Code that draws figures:
-=-=-=-=-

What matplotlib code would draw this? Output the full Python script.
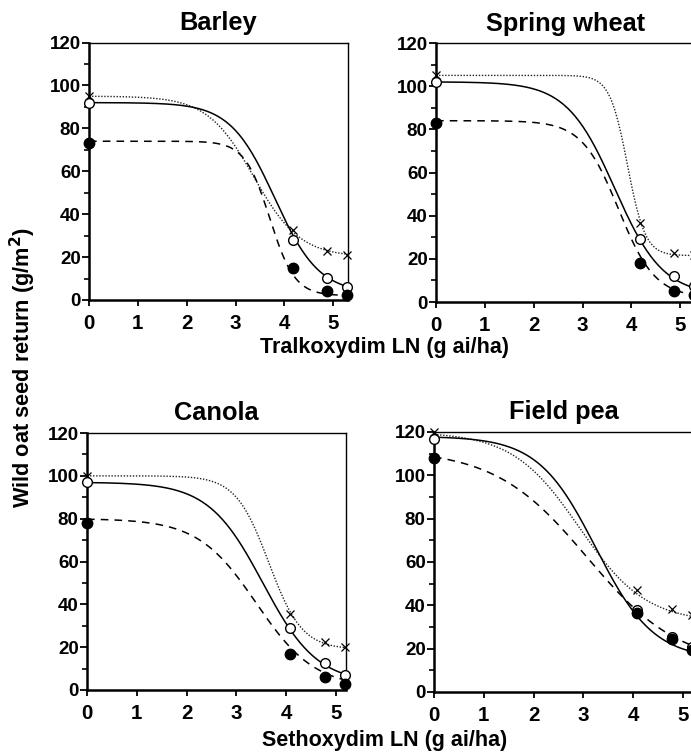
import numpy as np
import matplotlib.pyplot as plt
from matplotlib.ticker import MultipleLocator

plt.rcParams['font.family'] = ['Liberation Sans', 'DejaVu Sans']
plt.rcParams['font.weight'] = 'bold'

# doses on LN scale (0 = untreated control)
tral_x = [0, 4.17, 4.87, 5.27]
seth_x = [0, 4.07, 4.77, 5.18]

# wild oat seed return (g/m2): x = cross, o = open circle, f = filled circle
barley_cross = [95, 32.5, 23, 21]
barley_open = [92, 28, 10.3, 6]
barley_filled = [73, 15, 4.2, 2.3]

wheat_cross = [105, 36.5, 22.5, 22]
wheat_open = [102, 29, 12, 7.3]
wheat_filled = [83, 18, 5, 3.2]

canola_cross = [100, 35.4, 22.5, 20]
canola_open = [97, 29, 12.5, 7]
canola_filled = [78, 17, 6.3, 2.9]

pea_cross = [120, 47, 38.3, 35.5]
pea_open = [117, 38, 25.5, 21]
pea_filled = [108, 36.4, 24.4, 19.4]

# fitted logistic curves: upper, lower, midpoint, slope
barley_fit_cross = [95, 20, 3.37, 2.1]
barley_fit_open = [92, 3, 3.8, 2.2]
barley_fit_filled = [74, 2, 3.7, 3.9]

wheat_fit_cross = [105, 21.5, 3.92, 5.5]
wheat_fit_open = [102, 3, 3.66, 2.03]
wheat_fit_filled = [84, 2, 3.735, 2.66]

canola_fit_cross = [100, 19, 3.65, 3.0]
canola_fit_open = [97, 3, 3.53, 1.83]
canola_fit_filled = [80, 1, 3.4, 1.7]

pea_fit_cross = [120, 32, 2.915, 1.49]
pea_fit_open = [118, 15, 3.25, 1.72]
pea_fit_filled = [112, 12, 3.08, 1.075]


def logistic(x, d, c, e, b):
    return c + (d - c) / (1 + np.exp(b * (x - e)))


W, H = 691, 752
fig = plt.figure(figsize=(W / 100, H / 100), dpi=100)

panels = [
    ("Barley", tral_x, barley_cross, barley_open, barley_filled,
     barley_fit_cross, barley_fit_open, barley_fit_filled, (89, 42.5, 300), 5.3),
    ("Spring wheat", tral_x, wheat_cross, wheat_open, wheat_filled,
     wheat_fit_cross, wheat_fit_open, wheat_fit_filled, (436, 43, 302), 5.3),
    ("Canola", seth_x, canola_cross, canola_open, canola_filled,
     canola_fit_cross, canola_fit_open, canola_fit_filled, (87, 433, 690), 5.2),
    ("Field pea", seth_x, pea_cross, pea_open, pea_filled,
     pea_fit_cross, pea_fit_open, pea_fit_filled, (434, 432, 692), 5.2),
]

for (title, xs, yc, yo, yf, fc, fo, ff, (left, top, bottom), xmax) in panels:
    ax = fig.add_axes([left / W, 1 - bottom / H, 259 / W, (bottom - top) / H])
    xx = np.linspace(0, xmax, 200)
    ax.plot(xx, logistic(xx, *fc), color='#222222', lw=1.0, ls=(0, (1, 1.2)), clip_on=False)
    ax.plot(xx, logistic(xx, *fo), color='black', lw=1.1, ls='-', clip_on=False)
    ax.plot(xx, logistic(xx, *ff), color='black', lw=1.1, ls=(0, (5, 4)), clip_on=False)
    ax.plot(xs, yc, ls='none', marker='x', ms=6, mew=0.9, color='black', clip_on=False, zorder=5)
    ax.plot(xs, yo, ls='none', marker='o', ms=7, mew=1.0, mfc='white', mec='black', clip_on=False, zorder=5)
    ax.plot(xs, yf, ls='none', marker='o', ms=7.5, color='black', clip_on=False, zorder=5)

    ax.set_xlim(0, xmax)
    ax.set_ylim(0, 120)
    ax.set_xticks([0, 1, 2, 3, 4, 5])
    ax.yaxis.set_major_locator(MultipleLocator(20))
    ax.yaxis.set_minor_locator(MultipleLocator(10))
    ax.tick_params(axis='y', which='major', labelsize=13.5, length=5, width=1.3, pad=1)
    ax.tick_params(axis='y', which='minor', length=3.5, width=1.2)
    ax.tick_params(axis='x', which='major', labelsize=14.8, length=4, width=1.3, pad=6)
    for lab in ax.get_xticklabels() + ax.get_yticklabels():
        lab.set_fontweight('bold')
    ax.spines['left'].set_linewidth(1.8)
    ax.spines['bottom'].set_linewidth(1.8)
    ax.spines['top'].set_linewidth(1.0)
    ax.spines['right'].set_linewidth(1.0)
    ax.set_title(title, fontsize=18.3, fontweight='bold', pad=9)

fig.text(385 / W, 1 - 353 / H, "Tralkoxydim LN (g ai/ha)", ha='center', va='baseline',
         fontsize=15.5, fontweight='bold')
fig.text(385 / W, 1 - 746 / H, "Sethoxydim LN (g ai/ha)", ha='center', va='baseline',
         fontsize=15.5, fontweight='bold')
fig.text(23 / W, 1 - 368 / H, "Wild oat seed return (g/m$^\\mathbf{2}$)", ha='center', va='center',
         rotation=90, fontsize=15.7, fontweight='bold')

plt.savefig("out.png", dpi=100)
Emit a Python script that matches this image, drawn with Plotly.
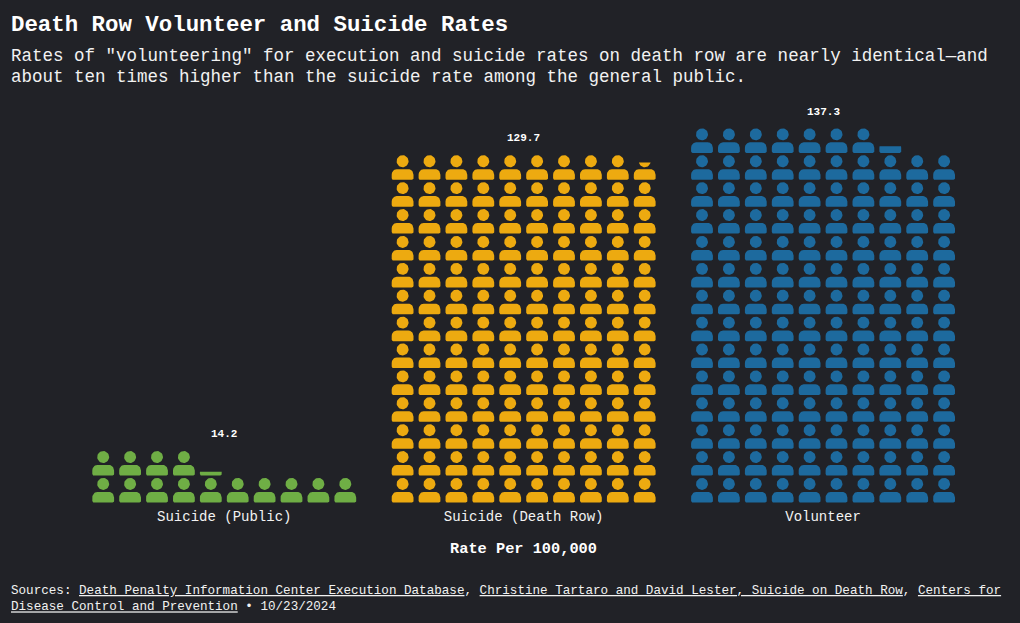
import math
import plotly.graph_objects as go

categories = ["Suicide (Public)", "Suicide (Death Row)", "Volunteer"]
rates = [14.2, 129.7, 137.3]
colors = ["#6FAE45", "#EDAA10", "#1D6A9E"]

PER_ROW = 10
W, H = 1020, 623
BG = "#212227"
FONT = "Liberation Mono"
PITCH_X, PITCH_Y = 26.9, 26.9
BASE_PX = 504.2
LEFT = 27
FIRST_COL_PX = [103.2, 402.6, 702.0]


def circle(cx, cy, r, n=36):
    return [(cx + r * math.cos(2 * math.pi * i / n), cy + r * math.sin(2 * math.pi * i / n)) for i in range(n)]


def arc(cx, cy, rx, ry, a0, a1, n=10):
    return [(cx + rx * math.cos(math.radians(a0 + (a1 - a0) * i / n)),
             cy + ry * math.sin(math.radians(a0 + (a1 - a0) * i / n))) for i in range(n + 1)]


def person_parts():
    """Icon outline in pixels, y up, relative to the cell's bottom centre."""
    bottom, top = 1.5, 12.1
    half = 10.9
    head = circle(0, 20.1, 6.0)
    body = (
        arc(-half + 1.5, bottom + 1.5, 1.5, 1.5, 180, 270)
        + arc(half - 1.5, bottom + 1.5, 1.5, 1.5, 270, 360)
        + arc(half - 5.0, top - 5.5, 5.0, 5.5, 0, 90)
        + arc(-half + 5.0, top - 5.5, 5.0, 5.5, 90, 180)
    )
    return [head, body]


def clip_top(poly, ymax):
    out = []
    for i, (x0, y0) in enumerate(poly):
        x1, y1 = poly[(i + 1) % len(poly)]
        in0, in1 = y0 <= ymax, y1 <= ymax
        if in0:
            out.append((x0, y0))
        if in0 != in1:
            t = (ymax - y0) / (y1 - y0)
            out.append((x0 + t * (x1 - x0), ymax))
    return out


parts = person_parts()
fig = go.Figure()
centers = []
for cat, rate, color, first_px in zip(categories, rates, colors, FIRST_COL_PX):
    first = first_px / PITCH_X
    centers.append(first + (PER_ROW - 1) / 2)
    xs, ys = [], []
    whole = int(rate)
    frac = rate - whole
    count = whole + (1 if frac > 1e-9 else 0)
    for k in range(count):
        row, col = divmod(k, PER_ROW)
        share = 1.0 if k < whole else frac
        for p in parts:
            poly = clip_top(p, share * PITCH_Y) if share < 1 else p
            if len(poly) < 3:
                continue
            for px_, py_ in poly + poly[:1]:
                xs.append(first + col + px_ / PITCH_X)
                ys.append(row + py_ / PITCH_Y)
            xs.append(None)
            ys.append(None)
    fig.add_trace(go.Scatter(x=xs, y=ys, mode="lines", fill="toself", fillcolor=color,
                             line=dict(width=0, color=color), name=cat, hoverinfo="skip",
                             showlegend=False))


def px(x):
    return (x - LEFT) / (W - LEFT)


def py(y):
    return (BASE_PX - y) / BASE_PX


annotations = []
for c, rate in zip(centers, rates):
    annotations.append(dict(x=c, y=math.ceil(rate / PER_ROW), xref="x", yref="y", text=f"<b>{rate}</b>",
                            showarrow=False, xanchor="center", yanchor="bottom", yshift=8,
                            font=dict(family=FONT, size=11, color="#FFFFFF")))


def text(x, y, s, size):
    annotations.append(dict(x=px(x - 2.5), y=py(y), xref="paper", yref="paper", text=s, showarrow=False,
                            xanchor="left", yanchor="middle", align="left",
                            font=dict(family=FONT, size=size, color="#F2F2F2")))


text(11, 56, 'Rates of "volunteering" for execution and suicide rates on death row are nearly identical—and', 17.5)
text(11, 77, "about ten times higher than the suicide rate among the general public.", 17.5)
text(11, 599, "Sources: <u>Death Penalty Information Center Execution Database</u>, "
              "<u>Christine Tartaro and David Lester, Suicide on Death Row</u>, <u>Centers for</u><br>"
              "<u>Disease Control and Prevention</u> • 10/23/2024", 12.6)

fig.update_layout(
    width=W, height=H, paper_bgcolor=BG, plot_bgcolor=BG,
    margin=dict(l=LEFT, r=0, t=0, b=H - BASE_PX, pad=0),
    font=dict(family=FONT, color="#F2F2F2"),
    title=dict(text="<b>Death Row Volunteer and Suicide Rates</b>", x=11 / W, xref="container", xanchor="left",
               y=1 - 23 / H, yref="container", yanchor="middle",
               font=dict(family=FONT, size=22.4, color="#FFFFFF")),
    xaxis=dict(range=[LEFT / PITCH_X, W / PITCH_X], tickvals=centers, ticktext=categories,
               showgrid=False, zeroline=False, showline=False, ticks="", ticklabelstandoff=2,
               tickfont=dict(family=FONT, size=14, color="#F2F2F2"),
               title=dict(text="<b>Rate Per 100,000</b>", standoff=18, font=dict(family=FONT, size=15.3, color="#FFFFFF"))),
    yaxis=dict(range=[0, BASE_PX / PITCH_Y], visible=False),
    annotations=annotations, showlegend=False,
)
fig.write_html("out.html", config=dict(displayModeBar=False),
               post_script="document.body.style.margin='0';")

-=-=-=-=-

## Task objective:
Copy nothing but the lines from the top of the material through the line holding "seth_x = [0, 4.07, 4.77, 5.18]", exactly as written; omit pictures.

## Task solution:
What matplotlib code would draw this? Output the full Python script.
import numpy as np
import matplotlib.pyplot as plt
from matplotlib.ticker import MultipleLocator

plt.rcParams['font.family'] = ['Liberation Sans', 'DejaVu Sans']
plt.rcParams['font.weight'] = 'bold'

# doses on LN scale (0 = untreated control)
tral_x = [0, 4.17, 4.87, 5.27]
seth_x = [0, 4.07, 4.77, 5.18]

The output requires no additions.